Exactly retype the lines from the top of the data through the line containing "var stepHours = 2;", leaving out every picture.

>> start SUPPLIED INFORMATION

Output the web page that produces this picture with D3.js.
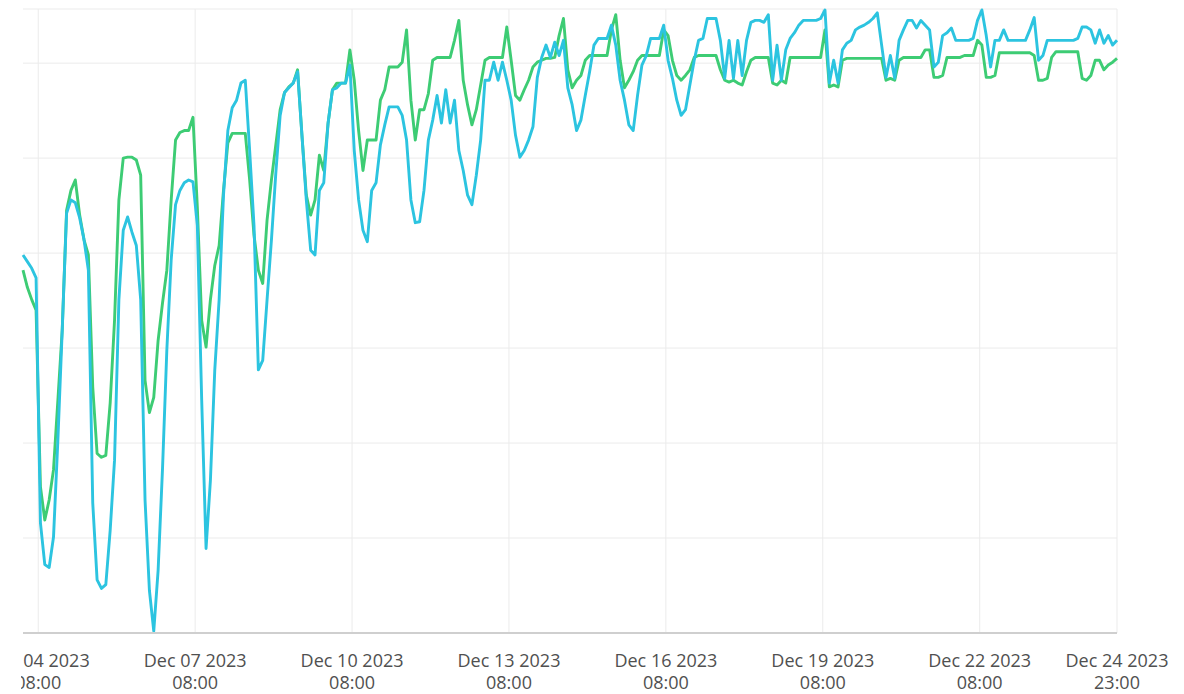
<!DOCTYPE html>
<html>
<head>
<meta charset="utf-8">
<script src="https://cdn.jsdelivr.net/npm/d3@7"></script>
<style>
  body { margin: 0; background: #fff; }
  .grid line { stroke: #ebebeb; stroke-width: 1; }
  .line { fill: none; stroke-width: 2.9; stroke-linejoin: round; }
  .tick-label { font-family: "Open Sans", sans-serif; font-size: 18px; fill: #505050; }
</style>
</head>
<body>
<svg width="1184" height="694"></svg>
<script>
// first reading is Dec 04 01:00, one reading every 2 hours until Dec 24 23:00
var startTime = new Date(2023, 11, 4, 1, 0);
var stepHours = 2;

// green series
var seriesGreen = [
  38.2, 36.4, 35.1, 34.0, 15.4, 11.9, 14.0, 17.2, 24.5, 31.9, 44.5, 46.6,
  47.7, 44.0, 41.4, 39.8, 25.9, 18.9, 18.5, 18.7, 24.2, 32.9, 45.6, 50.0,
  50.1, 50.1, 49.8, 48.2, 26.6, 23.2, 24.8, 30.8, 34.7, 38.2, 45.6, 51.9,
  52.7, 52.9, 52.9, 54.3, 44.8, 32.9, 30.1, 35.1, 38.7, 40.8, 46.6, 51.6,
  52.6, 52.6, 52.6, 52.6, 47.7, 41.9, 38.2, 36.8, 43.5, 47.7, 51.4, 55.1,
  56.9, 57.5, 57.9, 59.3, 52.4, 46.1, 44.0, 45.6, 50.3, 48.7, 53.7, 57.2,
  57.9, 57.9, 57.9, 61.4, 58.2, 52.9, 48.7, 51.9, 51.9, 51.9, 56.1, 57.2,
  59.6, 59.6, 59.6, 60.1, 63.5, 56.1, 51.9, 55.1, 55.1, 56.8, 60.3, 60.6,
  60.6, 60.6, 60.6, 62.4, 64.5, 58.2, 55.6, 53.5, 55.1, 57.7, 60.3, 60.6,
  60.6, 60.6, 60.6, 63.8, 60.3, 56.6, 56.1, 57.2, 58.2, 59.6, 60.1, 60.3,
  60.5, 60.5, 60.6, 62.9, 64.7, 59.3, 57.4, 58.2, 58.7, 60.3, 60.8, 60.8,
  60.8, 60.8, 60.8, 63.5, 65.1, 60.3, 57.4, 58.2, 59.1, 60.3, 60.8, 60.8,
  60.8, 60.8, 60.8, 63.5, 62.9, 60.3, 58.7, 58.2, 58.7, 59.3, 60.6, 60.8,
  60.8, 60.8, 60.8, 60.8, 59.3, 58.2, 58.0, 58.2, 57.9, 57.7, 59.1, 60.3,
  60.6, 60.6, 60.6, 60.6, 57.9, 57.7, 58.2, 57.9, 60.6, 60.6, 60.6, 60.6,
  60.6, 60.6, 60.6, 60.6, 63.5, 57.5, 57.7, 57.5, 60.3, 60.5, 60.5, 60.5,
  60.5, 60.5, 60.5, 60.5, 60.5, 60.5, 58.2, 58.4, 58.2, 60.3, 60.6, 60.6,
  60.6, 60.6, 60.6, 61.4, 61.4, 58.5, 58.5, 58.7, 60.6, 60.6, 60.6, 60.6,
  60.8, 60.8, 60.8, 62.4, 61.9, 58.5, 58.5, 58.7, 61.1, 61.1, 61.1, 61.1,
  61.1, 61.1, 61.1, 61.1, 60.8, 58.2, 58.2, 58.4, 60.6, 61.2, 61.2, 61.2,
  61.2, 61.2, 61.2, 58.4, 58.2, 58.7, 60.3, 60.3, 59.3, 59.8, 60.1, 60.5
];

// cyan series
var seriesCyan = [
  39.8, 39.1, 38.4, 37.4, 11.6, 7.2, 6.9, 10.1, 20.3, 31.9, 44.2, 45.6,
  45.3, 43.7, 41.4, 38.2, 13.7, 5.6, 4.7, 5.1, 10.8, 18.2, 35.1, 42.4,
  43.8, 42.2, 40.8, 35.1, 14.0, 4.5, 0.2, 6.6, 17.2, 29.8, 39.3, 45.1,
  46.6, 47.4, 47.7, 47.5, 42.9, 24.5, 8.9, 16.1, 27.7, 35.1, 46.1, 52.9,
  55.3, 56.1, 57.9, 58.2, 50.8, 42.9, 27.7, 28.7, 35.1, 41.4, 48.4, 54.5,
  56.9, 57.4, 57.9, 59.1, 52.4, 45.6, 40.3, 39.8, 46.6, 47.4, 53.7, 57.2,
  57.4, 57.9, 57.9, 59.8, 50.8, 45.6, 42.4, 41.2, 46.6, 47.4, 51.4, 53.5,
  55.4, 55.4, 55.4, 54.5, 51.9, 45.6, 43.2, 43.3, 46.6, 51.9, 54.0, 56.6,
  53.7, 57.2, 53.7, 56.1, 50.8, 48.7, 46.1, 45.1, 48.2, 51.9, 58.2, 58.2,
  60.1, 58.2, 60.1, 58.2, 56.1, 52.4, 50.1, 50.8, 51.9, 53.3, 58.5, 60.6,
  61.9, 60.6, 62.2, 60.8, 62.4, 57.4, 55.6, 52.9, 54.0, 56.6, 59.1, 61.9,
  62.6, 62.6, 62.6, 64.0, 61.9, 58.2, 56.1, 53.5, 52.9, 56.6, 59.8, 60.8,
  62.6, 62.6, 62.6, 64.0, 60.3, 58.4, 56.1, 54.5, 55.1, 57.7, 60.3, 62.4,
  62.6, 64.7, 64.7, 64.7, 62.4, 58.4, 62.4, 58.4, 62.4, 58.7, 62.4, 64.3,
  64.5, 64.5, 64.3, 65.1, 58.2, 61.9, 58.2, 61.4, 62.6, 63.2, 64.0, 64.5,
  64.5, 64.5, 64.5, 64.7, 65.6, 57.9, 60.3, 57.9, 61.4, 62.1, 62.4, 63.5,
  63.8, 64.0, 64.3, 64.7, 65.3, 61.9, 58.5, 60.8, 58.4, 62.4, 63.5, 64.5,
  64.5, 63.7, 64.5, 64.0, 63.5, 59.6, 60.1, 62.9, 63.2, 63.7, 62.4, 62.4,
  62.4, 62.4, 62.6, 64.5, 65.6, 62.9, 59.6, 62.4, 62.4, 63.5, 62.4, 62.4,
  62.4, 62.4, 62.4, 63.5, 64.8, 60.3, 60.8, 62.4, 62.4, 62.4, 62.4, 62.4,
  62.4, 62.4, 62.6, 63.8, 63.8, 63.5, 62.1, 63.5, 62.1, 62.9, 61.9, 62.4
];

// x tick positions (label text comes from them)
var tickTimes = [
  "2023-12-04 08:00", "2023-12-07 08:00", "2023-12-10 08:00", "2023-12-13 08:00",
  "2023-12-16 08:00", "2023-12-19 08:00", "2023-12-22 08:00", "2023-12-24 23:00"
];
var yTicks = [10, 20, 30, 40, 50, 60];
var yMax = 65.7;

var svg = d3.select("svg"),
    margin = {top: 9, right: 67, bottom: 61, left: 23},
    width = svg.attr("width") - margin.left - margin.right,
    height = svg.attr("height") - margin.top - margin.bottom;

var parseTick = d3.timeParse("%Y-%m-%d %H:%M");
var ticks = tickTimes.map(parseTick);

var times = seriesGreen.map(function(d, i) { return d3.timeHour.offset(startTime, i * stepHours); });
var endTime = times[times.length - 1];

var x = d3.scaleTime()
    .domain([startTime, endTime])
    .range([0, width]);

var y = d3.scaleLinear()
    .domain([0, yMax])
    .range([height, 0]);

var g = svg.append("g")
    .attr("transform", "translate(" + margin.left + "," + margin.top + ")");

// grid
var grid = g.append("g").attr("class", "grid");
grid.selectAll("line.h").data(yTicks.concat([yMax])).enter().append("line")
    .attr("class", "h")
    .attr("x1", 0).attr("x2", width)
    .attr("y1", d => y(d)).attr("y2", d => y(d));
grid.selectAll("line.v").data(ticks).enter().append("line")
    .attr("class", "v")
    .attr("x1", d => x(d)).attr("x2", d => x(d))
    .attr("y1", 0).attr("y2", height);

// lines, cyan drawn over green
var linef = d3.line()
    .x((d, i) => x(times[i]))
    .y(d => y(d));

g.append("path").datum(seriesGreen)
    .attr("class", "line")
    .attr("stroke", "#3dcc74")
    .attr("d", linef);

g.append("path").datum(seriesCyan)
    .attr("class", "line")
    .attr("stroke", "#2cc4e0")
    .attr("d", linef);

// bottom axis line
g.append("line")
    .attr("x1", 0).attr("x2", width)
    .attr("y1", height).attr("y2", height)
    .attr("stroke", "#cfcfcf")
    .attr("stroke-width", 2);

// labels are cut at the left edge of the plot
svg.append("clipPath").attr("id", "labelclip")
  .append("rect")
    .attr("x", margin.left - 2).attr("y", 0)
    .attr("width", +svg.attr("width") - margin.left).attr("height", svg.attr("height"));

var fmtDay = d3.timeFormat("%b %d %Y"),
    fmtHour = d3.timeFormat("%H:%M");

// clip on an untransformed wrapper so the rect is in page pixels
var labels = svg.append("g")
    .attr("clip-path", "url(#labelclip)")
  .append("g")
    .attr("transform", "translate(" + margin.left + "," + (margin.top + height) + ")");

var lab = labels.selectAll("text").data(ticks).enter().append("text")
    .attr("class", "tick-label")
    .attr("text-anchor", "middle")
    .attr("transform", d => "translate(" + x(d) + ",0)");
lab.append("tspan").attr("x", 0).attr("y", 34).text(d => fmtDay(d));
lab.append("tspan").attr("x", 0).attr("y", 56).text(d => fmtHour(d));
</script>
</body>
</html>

>> end SUPPLIED INFORMATION

EXERCISE RESULT:
Output the web page that produces this picture with D3.js.
<!DOCTYPE html>
<html>
<head>
<meta charset="utf-8">
<script src="https://cdn.jsdelivr.net/npm/d3@7"></script>
<style>
  body { margin: 0; background: #fff; }
  .grid line { stroke: #ebebeb; stroke-width: 1; }
  .line { fill: none; stroke-width: 2.9; stroke-linejoin: round; }
  .tick-label { font-family: "Open Sans", sans-serif; font-size: 18px; fill: #505050; }
</style>
</head>
<body>
<svg width="1184" height="694"></svg>
<script>
// first reading is Dec 04 01:00, one reading every 2 hours until Dec 24 23:00
var startTime = new Date(2023, 11, 4, 1, 0);
var stepHours = 2;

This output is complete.